Unfortunately, this tool is not yet public. Below are screenshots from my thesis.

The home page:

homepage

If you just wanted to know about a gene, the results page provided basic information (scrapped on the fly from other rice gene sources such as the MSU rice annotation resource) about the gene you were interested in.

search result example

A feature that had been requested by multiple people in the lab were tools to identify genetic variants for specific cultivars of rice. I built a feature that would allow the user to download his or her search results in a variant called format, a specific and widely used format for biological software.

I also included a feature to let the user simply scan the results for important information. These results accessed the information generated by a post doctoral researcher, to predict the effect of genetic variants. You could select which predicted genetic effect to scan through.

variant types

I used color as a layer of information to help the researcher identify important genetic information. Here, a researcher can scan to see which cultivar of rice is positive for a potentially damaging mutation in a specific gene.

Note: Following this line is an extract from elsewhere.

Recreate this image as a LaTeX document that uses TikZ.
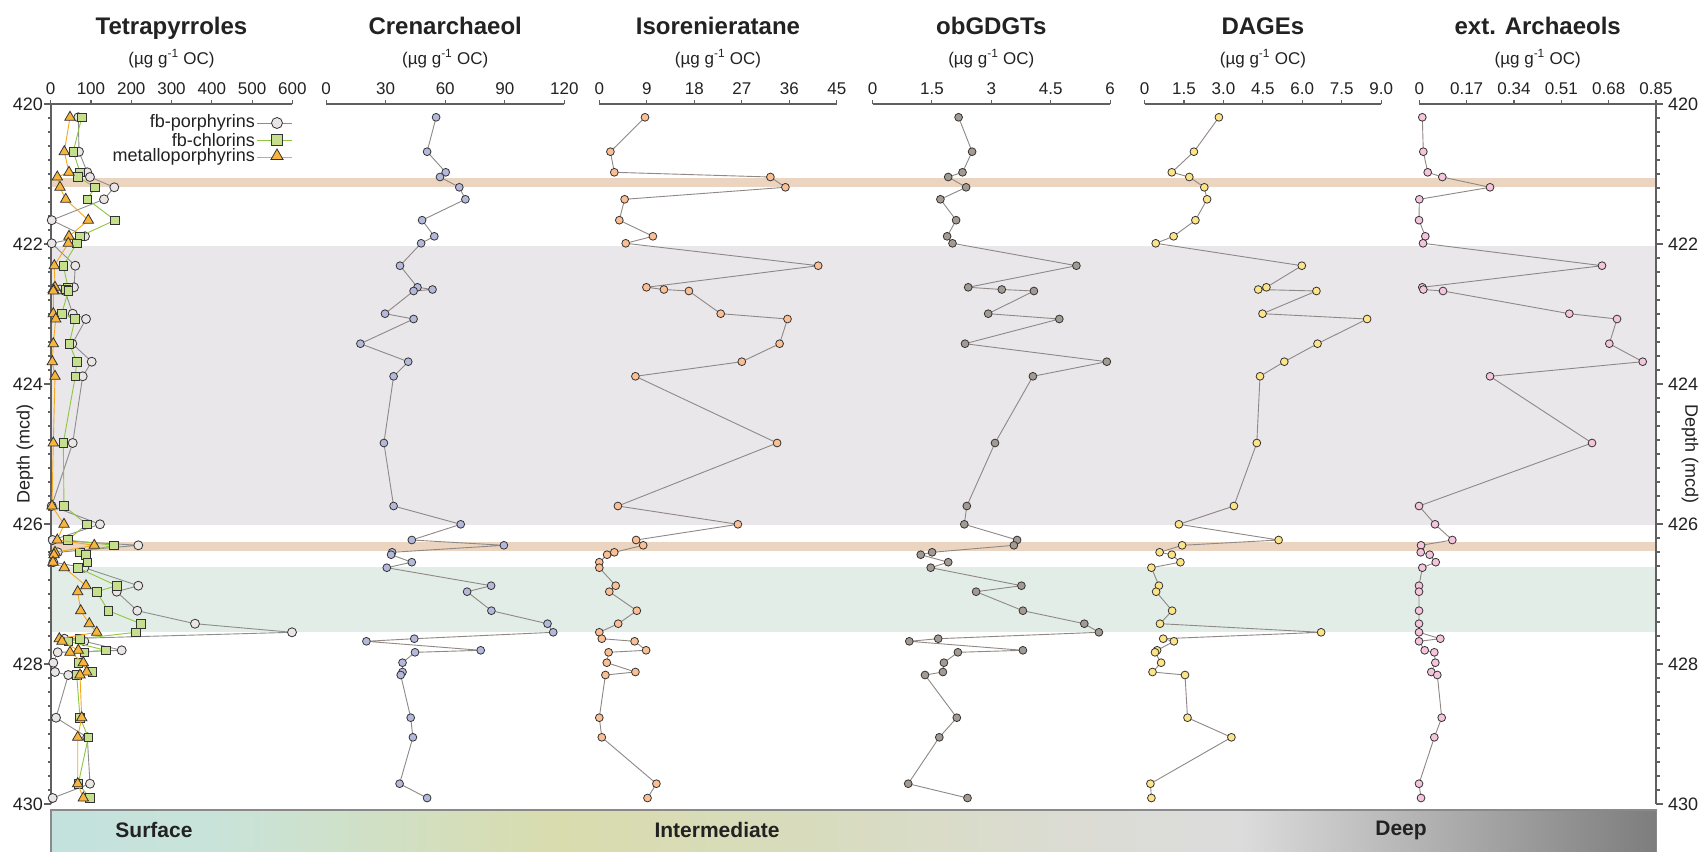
\documentclass[tikz,border=0pt]{standalone}
\usepackage{fontspec}
\setmainfont{Liberation Sans}
\usetikzlibrary{shapes.geometric}
\definecolor{txtc}{HTML}{222222}
\definecolor{axisc}{HTML}{606060}
\definecolor{connc}{HTML}{8F8885}
\definecolor{outc}{HTML}{333333}
\definecolor{beigeband}{HTML}{EBD5C0}
\definecolor{greyband}{HTML}{E9E7EA}
\definecolor{greenband}{HTML}{E2EDE7}
\definecolor{crenc}{HTML}{B4B9DC}
\definecolor{isorc}{HTML}{FBBF93}
\definecolor{obgc}{HTML}{A39A94}
\definecolor{dagec}{HTML}{FDE487}
\definecolor{extc}{HTML}{F6C4DC}
\definecolor{porphc}{HTML}{EBE6E6}
\definecolor{chlorc}{HTML}{C6DF8C}
\definecolor{metc}{HTML}{F9B53B}
\definecolor{chlorline}{HTML}{8DC63F}
\definecolor{metline}{HTML}{F6A81C}
\definecolor{porphline}{HTML}{8D8D8D}
\definecolor{barA}{HTML}{C3E2DE}
\definecolor{barB}{HTML}{C9E3D8}
\definecolor{barC}{HTML}{D9DCAD}
\definecolor{barD}{HTML}{D8DCBE}
\definecolor{barE}{HTML}{DCDCD6}
\definecolor{barF}{HTML}{DCDCDC}
\definecolor{barG}{HTML}{7D7D7D}
\definecolor{barborder}{HTML}{8A8A8A}

\def\D{{117.3,151.7,172.3,177,187.3,199.3,220.2,236.3,243.3,265.7,287.3,289.5,291,313.7,319,343.7,361.7,376.3,443,506,524.3,540,545.3,552.3,554.7,562.2,567.7,585.7,591.7,610.7,623.7,632.3,638.7,641.3,650.3,652.3,662.7,672,675,717.7,737.3,783.7,798}}

\newcommand\mkseries[2]{%
  \foreach \xv [count=\i] in {#2} {%
    \pgfmathsetmacro\yv{\D[\i-1]}%
    \coordinate (#1-\i) at (\xv,\yv);%
  }}
\newcommand\drawseries[3]{%
  \draw[#2] (#1-1) foreach \j in {2,...,43} { -- (#1-\j) };
  \foreach \j in {1,...,43} \node[#3] (#1-m\j) at (#1-\j) {};
}
\newcommand\topaxis[4]{%
  \draw[axisline] (#1,104) -- ({#1+#2*#3},104);
  \foreach \t [count=\c from 0] in {#4} {%
    \draw[axisline] ({#1+#2*\c},104) -- ({#1+#2*\c},99.5);
    \node[ticklabel] at ({#1+#2*\c},94) {\t};
  }}

\begin{document}
\begin{tikzpicture}[x=1pt,y=-1pt,
  axisline/.style={draw=axisc,line width=1.1pt},
  conn/.style={draw=connc,line width=0.9pt,line join=round},
  dot/.style={circle,draw=outc,line width=0.8pt,inner sep=0pt,minimum size=7.8pt},
  bigdot/.style={circle,draw=outc,line width=0.8pt,inner sep=0pt,minimum size=9pt,fill=porphc},
  sq/.style={rectangle,draw=outc,line width=0.8pt,inner sep=0pt,minimum size=8.6pt,fill=chlorc},
  tri/.style={regular polygon,regular polygon sides=3,draw=outc,line width=0.8pt,inner sep=0pt,minimum size=12pt,fill=metc},
  ticklabel/.style={anchor=base,inner sep=0pt,text=txtc,font=\fontsize{17}{20}\selectfont},
  depthlabel/.style={inner sep=0pt,text=txtc,font=\fontsize{18}{21}\selectfont},
  title/.style={anchor=base,inner sep=0pt,text=txtc,font=\fontsize{24}{28}\selectfont\bfseries},
  subtitle/.style={anchor=base,inner sep=0pt,text=txtc,font=\fontsize{17}{20}\selectfont},
  legtext/.style={anchor=east,inner sep=0pt,text=txtc,font=\fontsize{18}{21}\selectfont},
  zone/.style={inner sep=0pt,text=txtc,font=\fontsize{21}{24}\selectfont\bfseries}]
\useasboundingbox (0,0) rectangle (1702,851);
\fill[white] (0,0) rectangle (1702,851);

% background bands
\fill[greyband] (51,245.7) rectangle (1656,525);
\fill[greenband] (51,567) rectangle (1656,632.3);
\fill[beigeband] (51,178.3) rectangle (1656,187.3);
\fill[beigeband] (51,542.3) rectangle (1656,551);

% bottom bar
\shade[left color=barA,right color=barB] (51,810) rectangle (230,852);
\shade[left color=barB,right color=barC] (229.5,810) rectangle (560,852);
\shade[left color=barC,right color=barD] (559.5,810) rectangle (820,852);
\shade[left color=barD,right color=barE] (819.5,810) rectangle (1100,852);
\shade[left color=barE,right color=barF] (1099.5,810) rectangle (1240,852);
\shade[left color=barF,right color=barG] (1239.5,810) rectangle (1656.7,852);
\draw[barborder,line width=1.2pt] (51,852) -- (51,810) -- (1656.7,810) -- (1656.7,852);
\node[zone] (zs) at (154,830) {Surface};
\node[zone] (zi) at (717,830) {Intermediate};
\node[zone] (zd) at (1401,830) {Deep};

% left depth axis
\draw[axisline] (51,104) -- (51,804);
\foreach \k in {0,...,50} \draw[axisline] (51,{104+14*\k}) -- (47.5,{104+14*\k});
\foreach \v [count=\c from 0] in {420,422,424,426,428,430} {
  \draw[axisline] (51,{104+140*\c}) -- (44,{104+140*\c});
  \node[depthlabel,anchor=east] at (43,{104+140*\c}) {\v};
}
\node[depthlabel,rotate=90] (dl) at (25,454) {Depth (mcd)};

% right depth axis
\draw[axisline] (1656,104) -- (1656,804);
\foreach \k in {0,...,50} \draw[axisline] (1656,{104+14*\k}) -- (1659.5,{104+14*\k});
\foreach \v [count=\c from 0] in {420,422,424,426,428,430} {
  \draw[axisline] (1656,{104+140*\c}) -- (1663,{104+140*\c});
  \node[depthlabel,anchor=west] at (1668,{104+140*\c}) {\v};
}
\node[depthlabel,rotate=-90] (dr) at (1690,454) {Depth (mcd)};

% top axes
\topaxis{50.7}{40.27}{6}{0,100,200,300,400,500,600}
\topaxis{326.1}{59.55}{4}{0,30,60,90,120}
\topaxis{599.3}{47.5}{5}{0,9,18,27,36,45}
\topaxis{872.5}{59.4}{4}{0,1.5,3,4.5,6}
\topaxis{1144.6}{39.42}{6}{0,1.5,3.0,4.5,6.0,7.5,9.0}
\topaxis{1419.3}{47.34}{5}{0,0.17,0.34,0.51,0.68,0.85}

% titles
\node[title] (t1) at (171.5,34.3) {Tetrapyrroles};
\node[title] (t2) at (445.2,34.3) {Crenarchaeol};
\node[title] (t3) at (718,34.3) {Isorenieratane};
\node[title] (t4) at (991.3,34.3) {obGDGTs};
\node[title] (t5) at (1262.9,34.3) {DAGEs};
\node[title] (t6) at (1537.7,34.3) {ext. Archaeols};
\foreach \cx/\nm in {171.5/s1,445.2/s2,718/s3,991.3/s4,1262.9/s5,1537.7/s6}
  \node[subtitle] (\nm) at (\cx,64) {(µg g\textsuperscript{-1} OC)};

% data
\mkseries{por}{78.3,79,87.3,90,114.3,104,51.7,85,51.7,75.3,74,60,65,72.7,86,72.3,91.7,82.7,72.7,51.7,100,52.7,138.3,57.7,53.3,53.3,84.3,138.3,116.7,137.3,195,292,64.3,84.3,121.7,57.7,53.3,55,68.3,56,87.3,90,52.7}
\mkseries{chl}{81.7,73.3,80,78,95,87.3,115,80,76.7,63.3,68,66,68.3,61.7,75,69.3,76.7,75.3,63.3,64,86.7,67.7,114,80,86,87.3,77.7,116.7,96.7,108.3,140.7,136,80,68.3,106,84.3,78.3,92.3,76.7,80,88.3,78.3,90}
\mkseries{met}{70,64.3,69,57.3,60,65.7,88.3,69,68.3,54.3,55,53.3,53.3,53.3,55.7,53.3,52.3,55,53.3,52,64,57.3,94.3,55,54,53,64.3,86,77.7,80.7,89.3,96.7,59.3,62,78.3,70,83.3,86.7,80,81.7,77.7,77.7,83.3}
\mkseries{cren}{436.1,427.1,445.7,440,459.3,465.4,422.1,434.3,421.1,400,417.5,432.5,413.6,385,413.6,360.4,408.2,393.6,383.9,393.6,460.7,411.8,503.9,392.1,391.1,411.8,386.8,491.1,467.1,491.4,547.5,553.2,414.3,366.4,480.7,415,402.5,402.5,400.7,410.7,412.9,399.6,427.1}
\mkseries{isor}{645,610.4,614.3,770.4,785.4,624.6,619.3,652.9,625.7,818.2,646.4,663.9,688.9,720.7,787.5,779.6,741.8,635.4,777.1,617.9,737.9,636.1,643.2,614.3,607.1,599.3,599.3,615.7,609.3,636.8,618.2,599.3,601.8,634.6,646.1,608.6,606.8,635.4,605.4,599.3,601.8,656.4,647.5}
\mkseries{obg}{958.6,972.1,962.5,948.2,966.1,940.4,956.1,947.1,952.5,1076.4,968.2,1001.8,1033.9,988.2,1059.3,965,1106.8,1032.9,995,966.8,964.3,1017.1,1013.9,932.1,920.7,948.2,930.7,1021.4,976.1,1022.9,1084.3,1098.9,938.2,909.3,1022.9,957.9,943.9,942.9,925,956.8,939.3,908.2,967.5}
\mkseries{dage}{1218.9,1193.9,1171.8,1189.3,1204.3,1207.1,1195.4,1173.6,1155.7,1301.8,1266.4,1258.2,1316.4,1262.5,1367.1,1317.5,1284.3,1260,1256.8,1233.9,1178.9,1278.6,1182.1,1159.6,1171.8,1180.4,1151.4,1158.9,1156.1,1172.1,1160,1321.1,1163.2,1173.9,1157.1,1155,1161.1,1152.5,1185,1187.5,1231.4,1150.4,1151.4}
\mkseries{ext}{1422.3,1423.3,1427.7,1442.3,1490,1419.3,1419,1425.3,1423,1602,1422.3,1423.3,1443,1569.3,1617,1609.3,1642.7,1490,1592,1419,1435,1452.3,1421,1420.7,1429.7,1435.7,1422.3,1419,1419,1419,1419,1419,1440.3,1419,1424.7,1434.3,1435.3,1431.3,1437.3,1441.7,1434.3,1419,1421}

\drawseries{por}{draw=porphline,line width=0.9pt}{bigdot}
\drawseries{chl}{draw=chlorline,line width=0.9pt}{sq}
\drawseries{met}{draw=metline,line width=0.9pt}{tri}
\drawseries{cren}{conn}{dot,fill=crenc}
\drawseries{isor}{conn}{dot,fill=isorc}
\drawseries{obg}{conn}{dot,fill=obgc}
\drawseries{dage}{conn}{dot,fill=dagec}
\drawseries{ext}{conn}{dot,fill=extc}

% legend
\node[legtext] (l1) at (255,123) {fb-porphyrins};
\node[legtext] (l2) at (255,140) {fb-chlorins};
\node[legtext] (l3) at (255,157) {metalloporphyrins};
\coordinate (l1a) at (257,123); \coordinate (l1b) at (292,123);
\coordinate (l2a) at (257,140); \coordinate (l2b) at (292,140);
\coordinate (l3a) at (257,157); \coordinate (l3b) at (292,157);
\draw[draw=porphline,line width=0.9pt] (l1a) -- (l1b);
\draw[draw=chlorline,line width=0.9pt] (l2a) -- (l2b);
\draw[draw=metline,line width=0.9pt] (l3a) -- (l3b);
\node[bigdot,minimum size=11pt] (lm1) at (277,123) {};
\node[sq,minimum size=10.5pt] (lm2) at (277,140) {};
\node[tri,minimum size=14pt] (lm3) at (277,156) {};
\end{tikzpicture}
\end{document}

Red indicates that a cultivar of rice has at least one version of the mutation predicted to have that effect (here, the effect, stop gained indicates that a positive result has a mutation that results an premature stop signal in the gene, a potentially very damaging mutation).

VCF display color

The other feature was representing the gene regulatory interaction network, accessing research done by two other postdoctoral researchers.

This search was a little more complicated. I made an admittedly awkward interface for a user to either auto-generate a SQL query, or would allow them to type in their own. The SQL query format provided the researcher maximum flexibility for what type of interaction and which interaction direction he or she wanted in their results.

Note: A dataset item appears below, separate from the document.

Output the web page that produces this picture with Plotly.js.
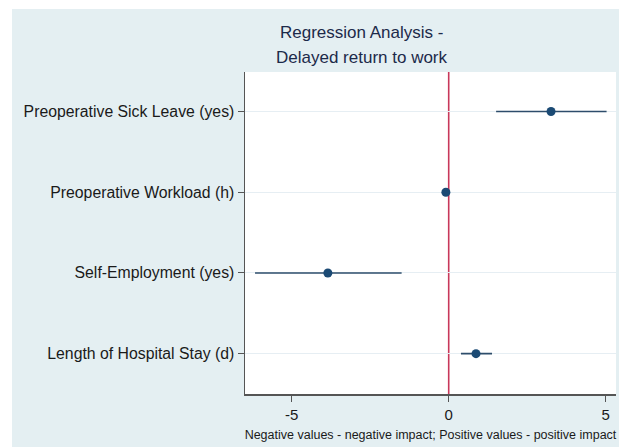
<!DOCTYPE html>
<html>
<head>
<meta charset="utf-8">
<script src="https://cdn.plot.ly/plotly-3.0.1.min.js"></script>
<style>
html, body { margin:0; padding:0; background:#ffffff; overflow:hidden; }
#chart { position:absolute; left:12px; top:9px; width:607px; height:438px; }
</style>
</head>
<body>
<div id="chart"></div>
<script>
// Data
const categories = ["Preoperative Sick Leave (yes)", "Preoperative Workload (h)", "Self-Employment (yes)", "Length of Hospital Stay (d)"];
const positions = [4, 3, 2, 1];
const estimates = [3.26, -0.09, -3.85, 0.87];
const ciLower = [1.51, -0.12, -6.17, 0.39];
const ciUpper = [5.03, -0.06, -1.50, 1.38];
const xTicks = [-5, 0, 5];
const xTickLabels = ["-5", "0", "5"];
const titleLines = ["Regression Analysis -", "Delayed return to work"];
const xTitleText = "Negative values - negative impact; Positive values - positive impact";

const errPlus = estimates.map((v, i) => ciUpper[i] - v);
const errMinus = estimates.map((v, i) => v - ciLower[i]);

const trace = {
  type: "scatter",
  mode: "markers",
  x: estimates,
  y: positions,
  marker: { color: "#1b4a74", size: 9 },
  error_x: {
    type: "data",
    symmetric: false,
    array: errPlus,
    arrayminus: errMinus,
    color: "#2d4d6b",
    thickness: 1.6,
    width: 0
  },
  hoverinfo: "skip",
  showlegend: false,
  cliponaxis: false
};

const titleFont = { size: 17, color: "#1c2a4a", family: "Liberation Sans, Arial, sans-serif" };
const titleY = [1.124, 1.0435];

const layout = {
  width: 607,
  height: 438,
  paper_bgcolor: "#e4eff2",
  plot_bgcolor: "#ffffff",
  margin: { l: 233, r: 3, t: 63, b: 53 },
  font: { family: "Liberation Sans, Arial, sans-serif", color: "#1a1a1a" },
  annotations: titleLines.map((t, i) => ({
    text: t,
    xref: "paper",
    yref: "paper",
    x: 0.315,
    y: titleY[i],
    xanchor: "center",
    yanchor: "middle",
    showarrow: false,
    font: titleFont
  })),
  xaxis: {
    range: [-6.49, 5.33],
    tickvals: xTicks,
    ticktext: xTickLabels,
    tickfont: { size: 15, color: "#1a1a1a" },
    ticks: "outside",
    ticklen: 6,
    tickcolor: "#555555",
    showgrid: false,
    zeroline: false,
    showline: true,
    linecolor: "#555555",
    linewidth: 1.5,
    title: { text: xTitleText, font: { size: 12.5, color: "#1a1a1a" }, standoff: 8 }
  },
  yaxis: {
    range: [0.5, 4.49],
    tickvals: positions,
    ticktext: categories,
    tickfont: { size: 15.8, color: "#1a1a1a" },
    ticks: "outside",
    ticklen: 6,
    tickcolor: "#555555",
    showgrid: true,
    gridcolor: "#e6eef3",
    gridwidth: 1,
    zeroline: false,
    showline: true,
    linecolor: "#555555",
    linewidth: 1.5
  },
  shapes: [{
    type: "line",
    xref: "x",
    yref: "paper",
    x0: 0, x1: 0, y0: 0, y1: 1,
    line: { color: "#c8385a", width: 1.6 },
    layer: "below"
  }]
};

Plotly.newPlot("chart", [trace], layout, { displayModeBar: false, staticPlot: true });
</script>
</body>
</html>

I used Cytoscape.js to display the interactions, where genes are the nodes and their predicted interactions are the edges.

Once a query was made, there were several display options to selection from:

network query

There were different filtering and network layout options, as one is not always the best depending on the search results. The blue coloring once again provided quick information about which genes in this network had certain mutations of interest.

search results

cytoscape layout options

Feature Improvements

Data inclusion. There are many other fantastic research projects done in the Purugganan lab that were not included in this first version of this tool. There is more depth of data available, and future versions should incorporate this research.

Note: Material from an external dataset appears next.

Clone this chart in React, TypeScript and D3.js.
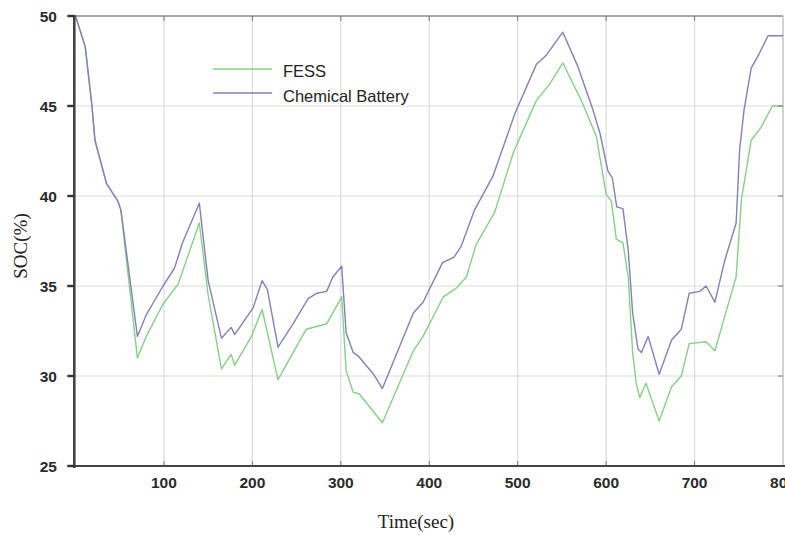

Visual representation. I wanted to add more dimensions to the data visualization, and increase the filtering options.

Updating for future formats. Biological formats change quickly in the bioinformatics field. This tool does not automatically update to keep up with the formatting options.

Expand protein function prediction results. Not all of the results for the protein function prediction were included, and it would be useful to know more about how the mutations changed the amino acid sequence of the protein.

Network statistics. Understand gene interaction networks can be challenging, and a having a feature that included summary statistics for each network result would be very helpful for understanding the network.

Expanding from the local network. It’s one thing to know the genes one step stew away from your gene of interest, but what about the genes two or three steps away? How many interaction steps between two genes of interest? Future network features should include expandable network options but taking advantage of the metadata available for the network.

Conclusion

This was an awesome learning opportunity. I learned a lot about rice genomes and rice cultivars, about the different types of data in the genomics era, about database design, about website development. I taught myself three new programming languages well enough to build something that worked. I learned about information presentation, which started me down the path of thinking hard about data visualization in biology and beyond. I also learned a lot about how to relate and combine different types of information in different formats.